Thereafter, a termination notice was issued by the Respondent on April 14, 2004 on the ground that the Collaboration Agreement would come to an end on October 31, 2004 as per Clause 5 of the Collaboration Agreement and that there would be no extension thereafter (“Termination Notice”). Against the Termination Notice, the Appellant filed Civil Suit No.214 of 2004 before the High Court of Calcutta (“High Court”). The High Court by an interim order dated August 19, 2004, restrained the Respondents from giving effect to the Termination Notice and from interfering with the Appellant’s usage of ‘Aral’. The interim order was extended on three occasions and was vacated thereafter by the High Court in its order dated January 10, 2005. The High Court refused to grant a decree of specific performance of the Collaboration Agreement. Aggrieved thereby, the Appellant filed an appeal which was dismissed by an order of the Division Bench of the High Court dated February 18, 2008. Hence, the present appeal was filed before the SC for compensation in lieu of specific performance.


  • Whether compensation in lieu of specific performance can be granted under the SRA if not specifically claimed for in the plaint.


Contentions raised by the Appellant:

The Appellant contended that the Collaboration Agreement stood extended till December 31, 2009 in view of the Supplementary Agreement. Further, the relief of specific performance of the Collaboration Agreement cannot be granted as the Collaboration Agreement expired on December 31, 2009, however, it was entitled for damages for the period from August 24, 2005 to December 31, 2009. Relying on various case laws, it was argued that the Appellant is entitled for damages even though such a relief was not specifically sought for either in the suit or in the appeal before the High Court. The Appellant referred to the proviso to Section 21(5) of the SRA to contend that the Appellant should be allowed to seek compensation at any stage of the proceeding and that on the basis of Section 73 of the Indian Contract Act, 1872 (“ICA”) it is entitled for compensation due to the breach of contract.

It was further submitted that specific performance of the Collaboration Agreement was a relief that could have been granted at the time when the Appellant approached the SC in 2008 but cannot be done at this point of time. Therefore, the Appellant is entitled for damages, especially after the Appellant succeeded before the High Court which declared the Termination Notice as illegal.

Contentions raised by the Respondent:

The Respondent contended that the judgments cited by the Appellant pertained to award of compensation under the Right to Fair Compensation and Transparency in Land Acquisition, Rehabilitation and Resettlement Act, 2013, wherein the manner of calculation of compensation was either ascertainable or expressly agreed upon between the parties, and are not applicable to the facts of this case.

The Respondent submitted that the Appellant failed to plead relief for damages before the Civil Court, the High Court and even before the SC and even assuming that the Collaboration Agreement expired on December 31, 2009, the Appellant did not raise this ground or seek to amend the relief during the pendency of this appeal for the past 13 years.

The Respondent also referred to a judicial pronouncement of Shamsu Suhara Beevi v.

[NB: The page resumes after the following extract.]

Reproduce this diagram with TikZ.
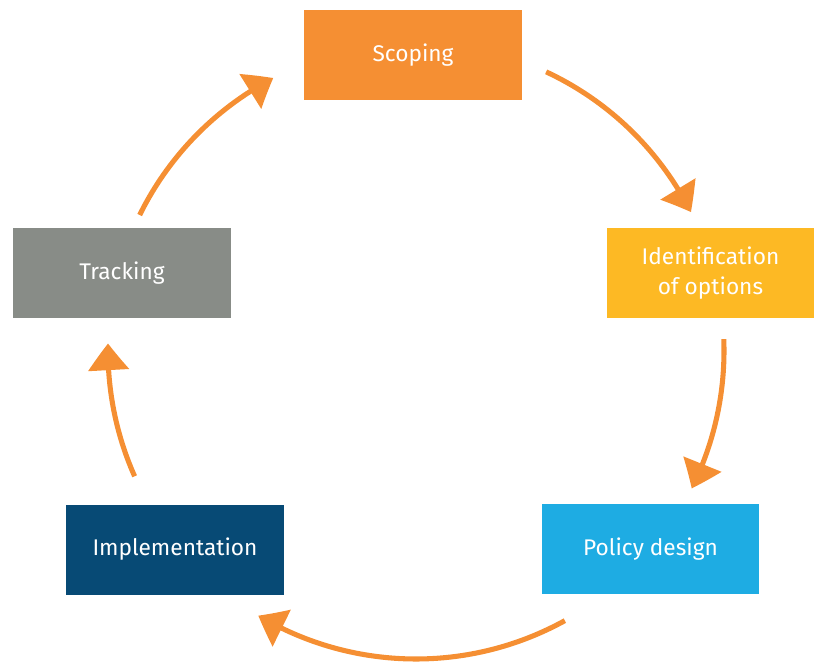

G. Alex and Another ((2004) 8 SCC 569) (“Shamsu Case”) to contend that the plaintiff who has been remiss in expressly seeking the relief of damages under Section 21(5) of the SRA, is not entitled for any such relief. Lastly, as per Section 73 of the ICA, it contented that the damages can only be granted for the loss suffered and not for the loss of profits.

The Respondent further contended that approval granted by the RBI and the Government of India related only to payment of royalty which did not impinge on the power of the parties to terminate the agreement as provided under Clause 5 of the Collaboration Agreement.

Observations of the Supreme Court

The SC observed that the Appellant admitted to the fact that no relief for damages or compensation was claimed in the suit by the Appellant and such a relief was not sought for either before the Division Bench or before the SC. Further, the Appellant also did not take any steps to amend the appeal even after the date of expiry of the Collaboration Agreement.

The SC further examined the scope of sub-sections (4) and (5) of Section 21 of the SRA and stated that as per the judicial pronouncement of the Shamsu Case wherein the recommendations of the Law Commission of India (“Law Commission”) were discussed, in no case the compensation should be decreed, unless it is claimed by a proper pleading. It further stated that the Law Commission was of the opinion that it should be open to the plaintiff to seek an amendment to the plaint, at any stage of the proceedings in order to introduce a prayer for compensation, whether in lieu or in addition to specific performance. However, in this case, no claim for compensation for breach of agreement of sale was claimed either in addition to or in substitution of the performance of the agreement. It might be true that the Appellant was interested in the relief of specific performance of the Collaboration Agreement when it filed the Special Leave Petition in 2008 as the Collaboration Agreement subsisted till December 31, 2009. However, even thereafter no steps were taken by the Appellant to specifically plead the relief of damages or compensation.

Further, with respect to the judicial pronouncement cited by the Appellant, the SC stated that the judgments relied upon by the Appellant were not applicable to this case.

Decision of the Supreme Court:

In view of the above, the SC stated that the Appellant is not entitled to claim damages for the period between August 24, 2005 to December 31, 2009 and thus, refused the request of the Appellant for grant of damages.

VA View:
The SC in this Judgement has correctly observed that, the Appellant had erred in asking for compensation under Section 21 of the SRA in addition to the relief of specific performance, in the absence of a prayer made to that effect either in the plaint or by amending the same at any later stage of the proceedings to include the relief of compensation in addition to the relief of specific performance.

On equitable consideration, the court cannot ignore or overlook the provisions of the statute and equity must yield to law. In light of this Judgement, the parties, while drafting their plaint for any dispute with respect to specific performance should explicitly mention to claim damages in lieu of specific performance.